LETTERS: Why it’s time to re-evaluate airspace safety

Plane that crashed in Londiani, Kericho County, last month killing five people on board. PHOTO | JOHN NJOROGE | NMG

What you need to know:

  • The rate at which air accidents have been happening in Kenya is quite alarming.
  • This makes it necessary to re-evaluate safety measures in place for airspace travel.

The shocking report of a helicopter crash that saw a Kenyan pilot and four American tourists die at Central Island National Park in Lake Turkana on Sunday evening is yet another clarion call to investigate the safety of the Kenyan airspace travel before it is too late.

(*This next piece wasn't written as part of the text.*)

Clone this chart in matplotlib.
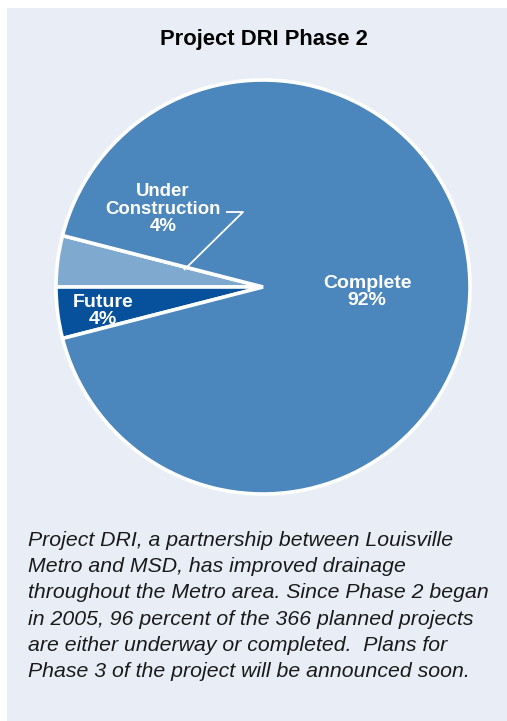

Although accidents happen, we should not find it normal. The rate at which they have been happening and on a mode of transport that on a global scale is touted to be the safest, is quite alarming and should worry relevant agencies obligated to ensure the safety of air transport.

As the county mourns the victims of the crash, a keen observation of Kenyan’s aviation history in recent years makes it necessary to re-evaluate safety measures in place for airspace travel. Last month, a plane crashed in Londiani killing all five on board, including an American couple who were on vacation.

In January, a Cessna 152 II, 5Y-JUX, belonging to the Flight Training Centre crashed in a forest shortly after taking off from Kindaruma Airstrip in Machakos County. In November 2018, a plane carrying a trainee student crashed in Malindi. Luckily in these two incidents, those on board survived.

In September 2018, the aviation agency revealed unnerving details of what would have been the most devastating air accident in Kenyan airspace in Naivasha when an Ethiopian Airlines plane and an Italian leisure plane missed collision by a whisker. It should also be remembered that in June 2018, a passenger plane belonging to FlySAX crashed in the Aberdares and ten on board died.

Safest year

In 2017, which was described as the safest year in the aviation industry across the world by Dutch consultancy To70, a helicopter hovering in Lake Nakuru crashed and killed all on board. The whereabouts of one of its passengers is yet to be ascertained, two years on.

According to the American National Safety Council, there is a 1 in 114 chance of dying in a car crash but slightly more than 86 times unlikely dying in air or space transport with odds standing at 1 in 9,821.

Although road and rail transport can be options and considerably cheap, they can be tedious and cumbersome to use, mainly for those with ability to choose a mode of transport they would like to use. Rail and road are slightly unpopular among the rich, the political class or particularly tourists as deny them an aerial view of nature to photograph or soothe their interests.

In regard to the plane crash in Lake Turkana, it is important to note that the road infrastructure between Chepararia in West Pokot and Kainuk in Turkana County, which is a stretch of 77 kilometres, is dilapidated, making air transport a necessity.

Nonetheless, and alluded earlier, Kenyans are becoming wealthier and air transport can only be their most preferred transport option. But endemic corruption can eviscerate the comfort, vim and vigor that is associated with air transport.

Collision of planes

If this argument holds, then its consequence would include things like the unanticipated collision of two planes at the Jomo Kenyatta International Airport (JKIA) in Nairobi last month. Needless to say, proper compensation of pilots, air traffic controllers and mechanics goes a long way in ensuring safety.

According to a consumer satisfaction survey report by the Kenya Civil Aviation Authority (KCAA), compliance is an average 50 percent. A multi-sector approach that seeks to find areas of improvement will go a long way in raising this perception index. Equally important, a rapid inquest into the safety of the aircraft, their routine maintenance and the competence of the pilots and air traffic controllers is crucial to off-set Kenyans’ general perception that there is a go-slow in investigating these incidences, whenever they occur.

While capacity building, leveraging on technology and providing adequate practical lessons in school laboratories will tame crashes involving trainees, to overcome the traditional explanations of cumulated fog and mist, clouds, darkness and winds as possible causes of accidents and which a section of people may reasonably or unreasonably hollow because Kenyans hold diverse views on these occurrences, geography, physics and economics of reason are necessary tools needed most in not only explaining why but in fronting solutions.